The Great Gatsby (Tour – Sheffield)

Northern Ballet have set themselves a huge challenge: to find a visual language as rich and precise as the verbal language of F. Scott Fitzgerald‘s seminal novel about the simmering passions and nihilistic decadence of New York’s ‘roaring twenties’.

At times they strike gold, such as when Gatsby Tobias Batley duets with his younger self Jeremy Curnier in an arrestingly pure expression of loss, or George Wilson Benjamin Mitchell pours his devotions and frustrations into an agile and innovative routine with a tyre. Kenneth Tindall finds a strikingly graceful brutishness that is perfect for Tom Buchanan and Martha Leebolt‘s Daisy has the quality of fresh air.

What is inevitably lost is the filter of Carraway’s knowing perspective on the story’s unfolding events. This is not helped by Giuliano Contadini‘s characterisation of the role.

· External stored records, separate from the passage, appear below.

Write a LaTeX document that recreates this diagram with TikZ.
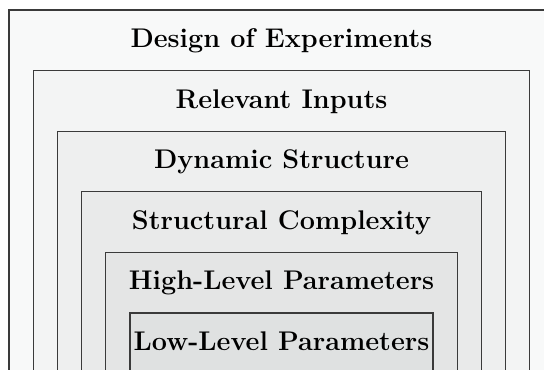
\documentclass[tikz,border=0pt]{standalone}
\usepackage{tikz}
\definecolor{lvA}{HTML}{F8F9F9}
\definecolor{lvB}{HTML}{F3F4F4}
\definecolor{lvC}{HTML}{EEEFEF}
\definecolor{lvD}{HTML}{E9EAEA}
\definecolor{lvE}{HTML}{E4E5E5}
\definecolor{lvF}{HTML}{DFE1E1}
\definecolor{edgegray}{HTML}{3A3A3A}
\tikzset{
  layer/.style={draw=edgegray, line width=0.6pt},
  layertitle/.style={anchor=base, inner sep=0pt, font=\fontsize{13.5}{16}\selectfont\bfseries}
}
\begin{document}
\begin{tikzpicture}[x=0.5pt, y=-0.5pt]
  \useasboundingbox (0,0) rectangle (544,369);
  \fill[white] (0,0) rectangle (544,369);
  \clip (0,0) rectangle (544,369);
  % nested layers, each open below the visible area
  \foreach \k/\col/\txt/\nm in {
      0/lvA/Design of Experiments/doe,
      1/lvB/Relevant Inputs/inputs,
      2/lvC/Dynamic Structure/dyn,
      3/lvD/Structural Complexity/cplx,
      4/lvE/High-Level Parameters/high,
      5/lvF/Low-Level Parameters/low} {
    \pgfmathsetmacro{\lx}{9+24.2*\k}
    \pgfmathsetmacro{\rx}{554-24.2*\k}
    \pgfmathsetmacro{\ty}{10+60.6*\k}
    \filldraw[layer, fill=\col] (\lx,420) -- (\lx,\ty) -- (\rx,\ty) -- (\rx,420);
    \node[layertitle] (\nm) at (281.5,\ty+37.5) {\txt};
  }
\end{tikzpicture}
\end{document}
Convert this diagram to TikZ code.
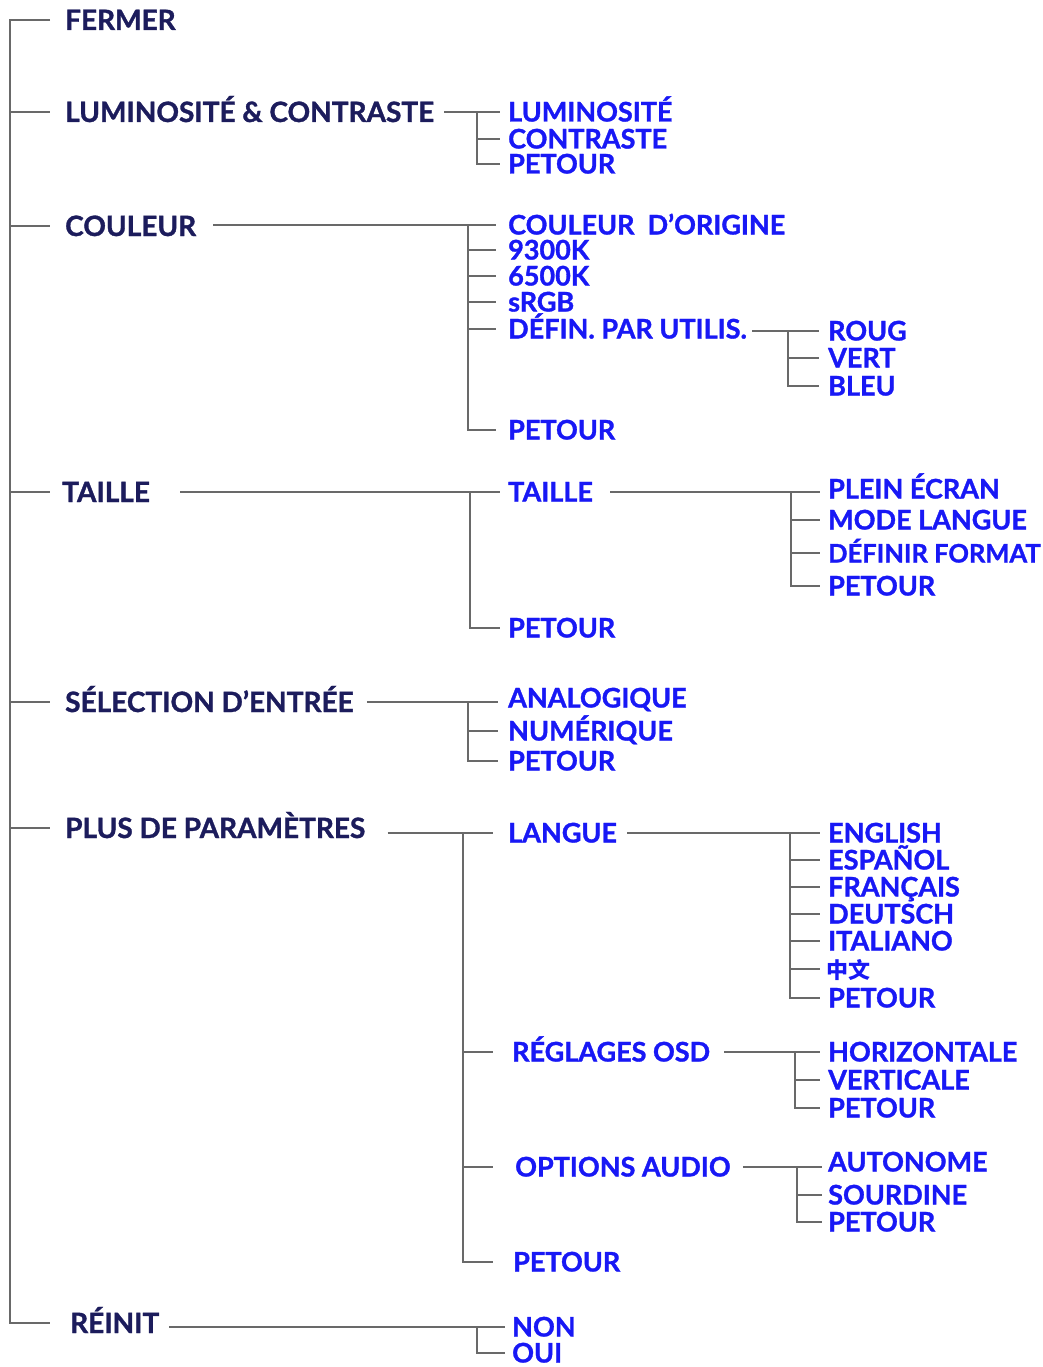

Although a beautiful dancer, Contadini is too wide-eyed, too naïve to be Fitzgerald’s complex, slow-thinking narrator; full of internal rules that act as breaks on his desires.

A design team, consisting of Jérôme Kaplan (set); David Nixon and Julie Anderson (costumes); and Tim Mitchell (lighting) create the perfect aesthetic, with the brittle gloss and glow of a Jack Vettriano painting. Sir Richard Rodney Bennett‘s eclectic score is interesting and evocative, though some of choreographer Nixon’s attempts to blend the balletic form with the more vernacular dance styles of the Jazz Age are more effective than others.